__Aim of the task__. Extract the first line through the line containing "(gw3) at (356,311.5)" from the listing below, exactly as written.

__Data shown__.
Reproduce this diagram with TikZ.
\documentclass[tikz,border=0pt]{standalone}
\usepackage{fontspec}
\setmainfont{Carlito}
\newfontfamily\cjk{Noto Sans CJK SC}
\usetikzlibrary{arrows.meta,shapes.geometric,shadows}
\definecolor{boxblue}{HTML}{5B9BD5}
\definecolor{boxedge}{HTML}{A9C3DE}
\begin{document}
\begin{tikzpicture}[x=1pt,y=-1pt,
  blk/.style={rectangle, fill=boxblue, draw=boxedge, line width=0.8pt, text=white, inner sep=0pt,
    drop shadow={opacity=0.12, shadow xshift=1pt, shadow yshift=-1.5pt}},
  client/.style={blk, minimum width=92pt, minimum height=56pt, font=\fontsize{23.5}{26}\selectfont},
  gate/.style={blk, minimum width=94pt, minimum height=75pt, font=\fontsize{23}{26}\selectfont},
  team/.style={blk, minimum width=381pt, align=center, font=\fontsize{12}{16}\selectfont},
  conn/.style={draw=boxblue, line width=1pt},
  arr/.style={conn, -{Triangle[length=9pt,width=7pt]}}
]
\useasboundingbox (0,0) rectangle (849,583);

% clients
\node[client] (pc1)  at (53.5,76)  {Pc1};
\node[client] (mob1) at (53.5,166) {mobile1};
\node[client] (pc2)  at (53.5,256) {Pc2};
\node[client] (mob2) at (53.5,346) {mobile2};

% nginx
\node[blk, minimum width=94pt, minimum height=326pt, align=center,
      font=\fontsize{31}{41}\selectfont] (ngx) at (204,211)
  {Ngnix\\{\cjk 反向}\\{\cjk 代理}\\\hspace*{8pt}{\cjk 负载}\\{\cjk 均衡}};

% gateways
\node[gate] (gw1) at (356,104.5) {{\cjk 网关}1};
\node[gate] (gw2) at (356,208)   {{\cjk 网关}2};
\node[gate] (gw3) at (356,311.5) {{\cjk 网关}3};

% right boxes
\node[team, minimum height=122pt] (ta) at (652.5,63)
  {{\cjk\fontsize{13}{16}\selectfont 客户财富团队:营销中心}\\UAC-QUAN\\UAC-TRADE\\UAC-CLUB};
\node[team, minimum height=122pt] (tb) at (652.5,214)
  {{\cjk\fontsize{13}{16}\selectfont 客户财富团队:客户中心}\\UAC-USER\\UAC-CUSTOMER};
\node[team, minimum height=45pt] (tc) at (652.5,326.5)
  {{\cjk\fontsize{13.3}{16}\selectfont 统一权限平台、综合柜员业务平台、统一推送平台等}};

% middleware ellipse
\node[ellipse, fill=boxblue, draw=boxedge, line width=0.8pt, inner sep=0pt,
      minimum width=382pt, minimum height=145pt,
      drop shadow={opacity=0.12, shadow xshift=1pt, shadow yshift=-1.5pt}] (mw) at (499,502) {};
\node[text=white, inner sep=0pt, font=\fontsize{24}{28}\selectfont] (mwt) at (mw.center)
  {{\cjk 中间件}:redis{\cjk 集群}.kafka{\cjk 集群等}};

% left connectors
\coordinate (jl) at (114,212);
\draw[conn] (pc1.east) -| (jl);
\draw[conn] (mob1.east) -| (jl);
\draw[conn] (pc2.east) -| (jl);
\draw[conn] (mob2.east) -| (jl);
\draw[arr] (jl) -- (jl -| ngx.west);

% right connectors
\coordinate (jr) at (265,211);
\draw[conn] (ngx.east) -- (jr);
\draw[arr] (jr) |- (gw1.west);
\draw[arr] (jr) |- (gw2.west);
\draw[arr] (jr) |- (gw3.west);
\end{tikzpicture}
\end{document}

__Correct answer__.
Reproduce this diagram with TikZ.
\documentclass[tikz,border=0pt]{standalone}
\usepackage{fontspec}
\setmainfont{Carlito}
\newfontfamily\cjk{Noto Sans CJK SC}
\usetikzlibrary{arrows.meta,shapes.geometric,shadows}
\definecolor{boxblue}{HTML}{5B9BD5}
\definecolor{boxedge}{HTML}{A9C3DE}
\begin{document}
\begin{tikzpicture}[x=1pt,y=-1pt,
  blk/.style={rectangle, fill=boxblue, draw=boxedge, line width=0.8pt, text=white, inner sep=0pt,
    drop shadow={opacity=0.12, shadow xshift=1pt, shadow yshift=-1.5pt}},
  client/.style={blk, minimum width=92pt, minimum height=56pt, font=\fontsize{23.5}{26}\selectfont},
  gate/.style={blk, minimum width=94pt, minimum height=75pt, font=\fontsize{23}{26}\selectfont},
  team/.style={blk, minimum width=381pt, align=center, font=\fontsize{12}{16}\selectfont},
  conn/.style={draw=boxblue, line width=1pt},
  arr/.style={conn, -{Triangle[length=9pt,width=7pt]}}
]
\useasboundingbox (0,0) rectangle (849,583);

% clients
\node[client] (pc1)  at (53.5,76)  {Pc1};
\node[client] (mob1) at (53.5,166) {mobile1};
\node[client] (pc2)  at (53.5,256) {Pc2};
\node[client] (mob2) at (53.5,346) {mobile2};

% nginx
\node[blk, minimum width=94pt, minimum height=326pt, align=center,
      font=\fontsize{31}{41}\selectfont] (ngx) at (204,211)
  {Ngnix\\{\cjk 反向}\\{\cjk 代理}\\\hspace*{8pt}{\cjk 负载}\\{\cjk 均衡}};

% gateways
\node[gate] (gw1) at (356,104.5) {{\cjk 网关}1};
\node[gate] (gw2) at (356,208)   {{\cjk 网关}2};
\node[gate] (gw3) at (356,311.5) {{\cjk 网关}3};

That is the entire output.